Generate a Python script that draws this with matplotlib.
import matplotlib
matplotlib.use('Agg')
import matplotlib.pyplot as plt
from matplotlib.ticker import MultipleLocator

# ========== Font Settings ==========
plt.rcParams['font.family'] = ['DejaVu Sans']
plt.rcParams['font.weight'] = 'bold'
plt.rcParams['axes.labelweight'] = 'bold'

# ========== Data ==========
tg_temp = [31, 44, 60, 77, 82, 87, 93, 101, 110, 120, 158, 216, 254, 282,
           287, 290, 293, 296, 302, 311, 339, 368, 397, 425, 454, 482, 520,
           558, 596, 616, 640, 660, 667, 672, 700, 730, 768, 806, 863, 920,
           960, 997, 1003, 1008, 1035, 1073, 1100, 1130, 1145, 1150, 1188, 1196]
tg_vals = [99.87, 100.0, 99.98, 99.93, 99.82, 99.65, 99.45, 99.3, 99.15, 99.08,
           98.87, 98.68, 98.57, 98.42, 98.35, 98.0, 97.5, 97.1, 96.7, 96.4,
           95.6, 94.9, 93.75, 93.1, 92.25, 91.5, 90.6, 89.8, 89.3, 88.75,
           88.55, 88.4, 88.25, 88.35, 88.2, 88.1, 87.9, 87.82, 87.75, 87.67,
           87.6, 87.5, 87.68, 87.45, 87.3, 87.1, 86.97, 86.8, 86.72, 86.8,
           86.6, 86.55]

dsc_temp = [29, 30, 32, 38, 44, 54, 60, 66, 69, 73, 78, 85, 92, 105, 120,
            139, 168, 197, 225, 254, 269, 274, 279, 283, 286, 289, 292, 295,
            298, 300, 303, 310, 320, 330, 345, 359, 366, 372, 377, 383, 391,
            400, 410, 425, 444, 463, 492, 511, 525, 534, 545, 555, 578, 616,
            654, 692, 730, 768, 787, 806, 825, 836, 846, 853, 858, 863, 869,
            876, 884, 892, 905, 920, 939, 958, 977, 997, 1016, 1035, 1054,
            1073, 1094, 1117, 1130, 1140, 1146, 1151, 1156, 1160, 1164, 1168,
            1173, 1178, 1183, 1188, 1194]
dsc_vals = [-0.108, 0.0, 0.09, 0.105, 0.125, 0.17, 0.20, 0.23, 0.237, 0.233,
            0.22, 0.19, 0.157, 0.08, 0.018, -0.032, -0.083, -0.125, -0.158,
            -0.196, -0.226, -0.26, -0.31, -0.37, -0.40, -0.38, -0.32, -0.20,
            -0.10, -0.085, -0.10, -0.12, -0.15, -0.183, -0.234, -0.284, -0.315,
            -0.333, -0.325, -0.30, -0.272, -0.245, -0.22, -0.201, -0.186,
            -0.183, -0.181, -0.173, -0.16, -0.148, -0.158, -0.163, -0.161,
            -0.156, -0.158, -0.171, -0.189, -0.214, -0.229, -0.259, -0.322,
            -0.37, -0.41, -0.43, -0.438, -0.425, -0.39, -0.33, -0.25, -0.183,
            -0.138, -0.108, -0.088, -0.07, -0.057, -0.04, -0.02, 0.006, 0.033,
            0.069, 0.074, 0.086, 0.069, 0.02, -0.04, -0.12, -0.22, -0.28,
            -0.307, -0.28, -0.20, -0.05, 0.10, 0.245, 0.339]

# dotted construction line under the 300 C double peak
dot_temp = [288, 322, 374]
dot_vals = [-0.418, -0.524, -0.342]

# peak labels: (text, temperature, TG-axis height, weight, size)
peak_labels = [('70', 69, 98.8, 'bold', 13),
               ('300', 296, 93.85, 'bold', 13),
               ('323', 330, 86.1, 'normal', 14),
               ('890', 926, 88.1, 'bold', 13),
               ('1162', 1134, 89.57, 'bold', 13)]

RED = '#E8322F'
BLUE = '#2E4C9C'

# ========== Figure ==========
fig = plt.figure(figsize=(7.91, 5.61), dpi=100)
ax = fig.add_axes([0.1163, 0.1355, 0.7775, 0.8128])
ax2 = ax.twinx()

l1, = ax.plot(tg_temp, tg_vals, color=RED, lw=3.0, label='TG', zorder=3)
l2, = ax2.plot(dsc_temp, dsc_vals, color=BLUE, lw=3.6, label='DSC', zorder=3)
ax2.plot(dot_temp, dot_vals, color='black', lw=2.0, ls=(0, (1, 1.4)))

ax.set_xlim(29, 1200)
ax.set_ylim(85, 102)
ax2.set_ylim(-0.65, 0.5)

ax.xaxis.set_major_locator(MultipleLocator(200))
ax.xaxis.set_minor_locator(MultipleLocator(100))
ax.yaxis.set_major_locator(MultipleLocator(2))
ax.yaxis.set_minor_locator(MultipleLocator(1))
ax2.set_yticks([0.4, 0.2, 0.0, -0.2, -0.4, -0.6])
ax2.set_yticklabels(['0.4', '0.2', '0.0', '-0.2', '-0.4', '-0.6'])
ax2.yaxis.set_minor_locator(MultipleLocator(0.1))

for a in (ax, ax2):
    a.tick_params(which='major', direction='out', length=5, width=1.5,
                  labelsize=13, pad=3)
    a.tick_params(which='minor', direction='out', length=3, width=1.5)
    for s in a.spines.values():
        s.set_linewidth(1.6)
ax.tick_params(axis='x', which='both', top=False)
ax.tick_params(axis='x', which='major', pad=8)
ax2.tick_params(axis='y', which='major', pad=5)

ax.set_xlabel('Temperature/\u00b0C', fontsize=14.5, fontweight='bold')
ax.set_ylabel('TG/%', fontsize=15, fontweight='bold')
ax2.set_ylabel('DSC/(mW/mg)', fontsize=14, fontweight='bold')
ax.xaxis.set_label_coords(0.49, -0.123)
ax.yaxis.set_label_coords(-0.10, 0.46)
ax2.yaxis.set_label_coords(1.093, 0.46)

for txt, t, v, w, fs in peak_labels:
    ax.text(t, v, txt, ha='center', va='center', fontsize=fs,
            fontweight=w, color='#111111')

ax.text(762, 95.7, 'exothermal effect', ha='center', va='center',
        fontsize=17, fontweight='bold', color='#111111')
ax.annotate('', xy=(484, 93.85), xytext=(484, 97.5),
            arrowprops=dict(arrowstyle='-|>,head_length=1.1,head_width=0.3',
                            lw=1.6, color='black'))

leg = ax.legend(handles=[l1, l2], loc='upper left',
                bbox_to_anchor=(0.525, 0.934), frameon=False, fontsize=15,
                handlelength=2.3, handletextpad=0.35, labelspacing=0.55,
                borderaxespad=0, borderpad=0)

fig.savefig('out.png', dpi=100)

> **AIM**
Copy out the listing above, line by line and exactly, from its first line to the line holding "plt.rcParams['axes.labelweight'] = 'bold'", inclusive.

> **COMPLETED TASK**
Generate a Python script that draws this with matplotlib.
import matplotlib
matplotlib.use('Agg')
import matplotlib.pyplot as plt
from matplotlib.ticker import MultipleLocator

# ========== Font Settings ==========
plt.rcParams['font.family'] = ['DejaVu Sans']
plt.rcParams['font.weight'] = 'bold'
plt.rcParams['axes.labelweight'] = 'bold'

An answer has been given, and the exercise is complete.